- [Excerpted records]
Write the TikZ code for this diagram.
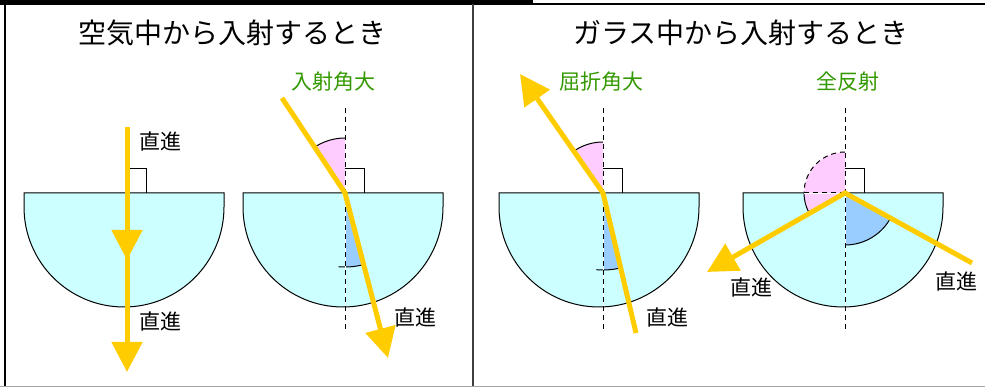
\documentclass[tikz,border=0pt]{standalone}
\usepackage{fontspec}
\setmainfont{Noto Sans CJK JP}
\usetikzlibrary{arrows.meta}
\definecolor{glassblue}{HTML}{CCFFFF}
\definecolor{rayyellow}{HTML}{FFCC00}
\definecolor{pinkangle}{HTML}{FFCCFF}
\definecolor{blueangle}{HTML}{99CCFF}
\definecolor{notegreen}{HTML}{339900}

\begin{document}
\begin{tikzpicture}[x=1pt,y=1pt,>={Triangle[length=30pt,width=30pt]},
      glass/.style={fill=glassblue,draw=black,line width=1pt},
      ray/.style={draw=rayyellow,line width=5pt},
      normal line/.style={draw=black,line width=1pt,dash pattern=on 5pt off 4pt,preaction={draw=white,solid}},
      right angle/.style={draw=black,line width=1pt},
      title text/.style={font=\fontsize{28}{30}\selectfont,inner sep=0pt},
      note/.style={font=\fontsize{21}{23}\selectfont,inner sep=0pt},
      green note/.style={note,text=notegreen}]
  \useasboundingbox (0,0) rectangle (985,387);
  \fill (0,387) rectangle (533,384);
  \draw[line width=2pt] (0,383) -- (985,383);
  \draw[line width=2pt] (5,383) -- (5,1);
  \draw[line width=2pt,black!75] (473,383) -- (473,1);
  \draw[black!35] (0,1) -- (985,1);

  \node[title text] (t1) at (232,354) {空気中から入射するとき};
  \node[title text] (t2) at (741,354) {ガラス中から入射するとき};

  \foreach \c in {124,343,599,843}
    \draw[glass] ({\c-100},194) -- ({\c+100},194) -- ({\c+100},180)
      arc[start angle=0,end angle=-180,radius=100] -- cycle;

  \coordinate (v1) at (127,194);
  \coordinate (v2) at (345,194);
  \coordinate (v3) at (603,194);
  \coordinate (v4) at (845,194);

  \fill[pinkangle] (v2) -- ++(90:55) arc[start angle=90,end angle=123.6,radius=55] -- cycle;
  \draw[line width=1pt] (v2) ++(90:55) arc[start angle=90,end angle=123.6,radius=55];
  \fill[blueangle] (v2) -- ++(-90:74) arc[start angle=-90,end angle=-75.4,radius=74] -- cycle;
  \draw[line width=1pt] (v2) ++(-95:74) arc[start angle=-95,end angle=-75.4,radius=74];

  \fill[pinkangle] (v3) -- ++(90:51) arc[start angle=90,end angle=124.9,radius=51] -- cycle;
  \draw[line width=1pt] (v3) ++(90:51) arc[start angle=90,end angle=124.9,radius=51];
  \fill[blueangle] (v3) -- ++(-90:77) arc[start angle=-90,end angle=-76.7,radius=77] -- cycle;
  \draw[line width=1pt] (v3) ++(-95:77) arc[start angle=-95,end angle=-76.7,radius=77];

  \fill[pinkangle] (v4) -- ++(90:41) arc[start angle=90,end angle=209.8,radius=41] -- cycle;
  \draw[normal line] (v4) ++(90:41) arc[start angle=90,end angle=180,radius=41];
  \draw[line width=1pt] (v4) ++(180:41) arc[start angle=180,end angle=209.8,radius=41];
  \draw[normal line] (v4) -- ++(180:41);
  \fill[blueangle] (v4) -- ++(-90:52) arc[start angle=-90,end angle=-28.9,radius=52] -- cycle;
  \draw[line width=1pt] (v4) ++(-90:52) arc[start angle=-90,end angle=-28.9,radius=52];

  \foreach \v in {v2,v3,v4}
    \draw[normal line] (\v) ++(0,85) -- ++(0,-223);
  \foreach \v in {v1,v2,v3,v4}
    \draw[right angle] (\v) ++(0,24) -- ++(19,0) -- ++(0,-24);

  \coordinate (s1) at (127,260);
  \coordinate (m1) at (127,127);
  \coordinate (e1) at (127,15);
  \draw[ray,->] (s1) -- (e1);
  \draw[ray,->] (s1) -- (m1);

  \coordinate (s2) at (282,289);
  \coordinate (e2) at (388,29);
  \draw[ray,->] (s2) -- (v2) -- (e2);

  \coordinate (s3) at (636,54);
  \coordinate (e3) at (520,313);
  \draw[ray,->] (s3) -- (v3) -- (e3);

  \coordinate (s4) at (972,124);
  \coordinate (e4) at (707,115);
  \draw[ray,->] (s4) -- (v4) -- (e4);

  \node[note] (n1) at (160,245) {直進};
  \node[note] (n2) at (160,65) {直進};
  \node[green note] (g2) at (333,305) {入射角大};
  \node[note] (n3) at (415,69) {直進};
  \node[green note] (g3) at (601,305) {屈折角大};
  \node[note] (n4) at (667,69) {直進};
  \node[green note] (g4) at (848,305) {全反射};
  \node[note] (n5) at (751,99) {直進};
  \node[note] (n6) at (956,105) {直進};
\end{tikzpicture}
\end{document}
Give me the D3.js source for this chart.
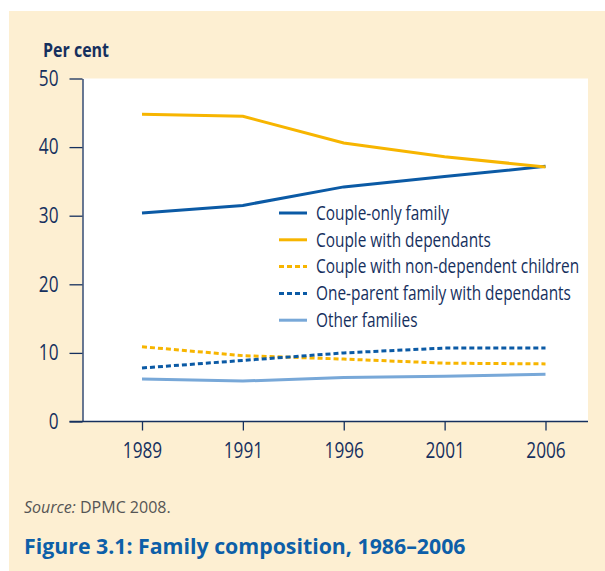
<!DOCTYPE html>
<html lang="en">
<head>
    <meta charset="UTF-8">
    <title>Family composition, 1986–2006</title>
    <style>
        body { margin: 0; background: #fff; }
        svg { display: block; }
        .cond { font-family: "Open Sans", "Noto Sans", sans-serif; }
    </style>
</head>
<body>
    <svg width="605" height="571"></svg>

    <script src="https://d3js.org/d3.v7.min.js"></script>
    <script>
        // data
        const years = ["1989", "1991", "1996", "2001", "2006"];
        const seriesNames = [
            "Couple-only family",
            "Couple with dependants",
            "Couple with non-dependent children",
            "One-parent family with dependants",
            "Other families"
        ];
        const coupleOnly = [30.4, 31.5, 34.2, 35.7, 37.2];
        const coupleDependants = [44.8, 44.5, 40.6, 38.6, 37.1];
        const coupleNonDependent = [10.9, 9.6, 9.1, 8.5, 8.4];
        const oneParent = [7.8, 8.9, 10.0, 10.7, 10.7];
        const otherFamilies = [6.2, 5.9, 6.4, 6.6, 6.9];
        const yTicks = [0, 10, 20, 30, 40, 50];

        const navy = "#16305e";
        const styles = [
            {color: "#0b5aa5", dash: null},
            {color: "#f7b500", dash: null},
            {color: "#f7b500", dash: "5,3"},
            {color: "#0b5aa5", dash: "5,3"},
            {color: "#78a8d8", dash: null}
        ];
        const values = [coupleOnly, coupleDependants, coupleNonDependent, oneParent, otherFamilies];
        const series = seriesNames.map((name, i) => ({name, values: values[i], ...styles[i]}));

        // squeeze text horizontally to mimic the condensed face of the original
        function condense(sel, k) {
            sel.each(function() {
                const t = d3.select(this);
                const x0 = +t.attr("x") || 0;
                t.attr("x", x0 / k).attr("transform", `scale(${k},1)`);
            });
        }

        const svg = d3.select("svg");

        // beige panel
        svg.append("rect")
            .attr("x", 9).attr("y", 11)
            .attr("width", 596).attr("height", 560)
            .attr("fill", "#fdefd2");

        const plot = {left: 82.5, right: 588, top: 78.5, bottom: 421.5};

        svg.append("rect")
            .attr("x", plot.left).attr("y", plot.top)
            .attr("width", plot.right - plot.left)
            .attr("height", plot.bottom - plot.top)
            .attr("fill", "#fff");

        const x = d3.scalePoint().domain(years).range([142, 545.5]);
        const y = d3.scaleLinear().domain([0, 50]).range([plot.bottom, plot.top]);

        // y axis
        const yAxis = svg.append("g")
            .attr("transform", `translate(${plot.left},0)`)
            .call(d3.axisLeft(y).tickValues(yTicks).tickSize(13).tickPadding(11).tickSizeOuter(0));
        yAxis.select(".domain").attr("stroke", navy).attr("stroke-width", 1.3);
        yAxis.selectAll(".tick line").attr("stroke", navy).attr("stroke-width", 1.3);
        yAxis.selectAll(".tick text")
            .attr("class", "cond")
            .attr("fill", navy).style("font-size", "21px")
            .call(condense, 0.82);

        // x axis
        const xAxis = svg.append("g")
            .attr("transform", `translate(0,${plot.bottom})`)
            .call(d3.axisBottom(x).tickSize(9).tickPadding(13).tickSizeOuter(0));
        xAxis.select(".domain").attr("d", `M${plot.left - 13},0H${plot.right}`)
            .attr("stroke", navy).attr("stroke-width", 1.3);
        xAxis.selectAll(".tick line").attr("stroke", navy).attr("stroke-width", 1.3);
        xAxis.selectAll(".tick text")
            .attr("class", "cond")
            .attr("fill", navy).style("font-size", "21px")
            .call(condense, 0.82);

        // lines
        const line = d3.line()
            .x((d, i) => x(years[i]))
            .y(d => y(d));

        svg.append("g").selectAll("path")
            .data(series)
            .join("path")
            .attr("d", d => line(d.values))
            .attr("fill", "none")
            .attr("stroke", d => d.color)
            .attr("stroke-width", 3)
            .attr("stroke-dasharray", d => d.dash);

        // legend
        const legend = svg.append("g").attr("transform", "translate(279,213)");
        const rows = legend.selectAll("g")
            .data(series)
            .join("g")
            .attr("transform", (d, i) => `translate(0,${i * 26.8})`);
        rows.append("line")
            .attr("x1", 0).attr("x2", 28)
            .attr("stroke", d => d.color)
            .attr("stroke-width", 3)
            .attr("stroke-dasharray", d => d.dash);
        rows.append("text")
            .attr("class", "cond")
            .attr("x", 37).attr("dy", "0.35em")
            .attr("fill", navy)
            .style("font-size", "19.5px")
            .text(d => d.name)
            .call(condense, 0.79);

        // y axis title
        svg.append("text")
            .attr("class", "cond")
            .attr("x", 43).attr("y", 57)
            .attr("fill", navy)
            .style("font-size", "20px")
            .style("font-weight", "bold")
            .text("Per cent")
            .call(condense, 0.8);

        // source note
        const src = svg.append("text")
            .attr("x", 24).attr("y", 513)
            .attr("fill", "#555")
            .style("font-family", "'Open Sans', sans-serif")
            .style("font-size", "16px");
        src.append("tspan").style("font-style", "italic").text("Source:");
        src.append("tspan").text(" DPMC 2008.");

        // figure title
        svg.append("text")
            .attr("x", 24).attr("y", 554)
            .attr("fill", "#0d5fa8")
            .style("font-family", "'Open Sans', sans-serif")
            .style("font-size", "21.3px")
            .style("font-weight", "bold")
            .text("Figure 3.1: Family composition, 1986–2006");
    </script>
</body>
</html>
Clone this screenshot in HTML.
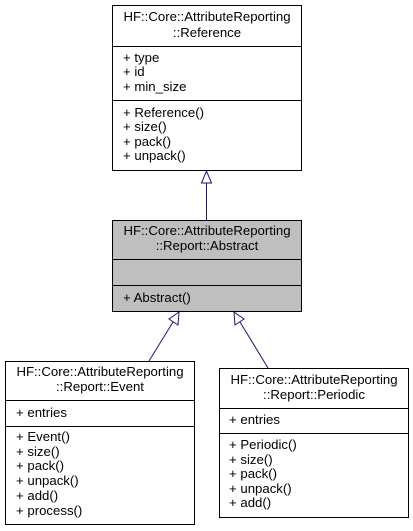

- [Written problem] Go through the listing above and work out how many lines contain the string "this". Reply with the number alone.

- [Task solution] 4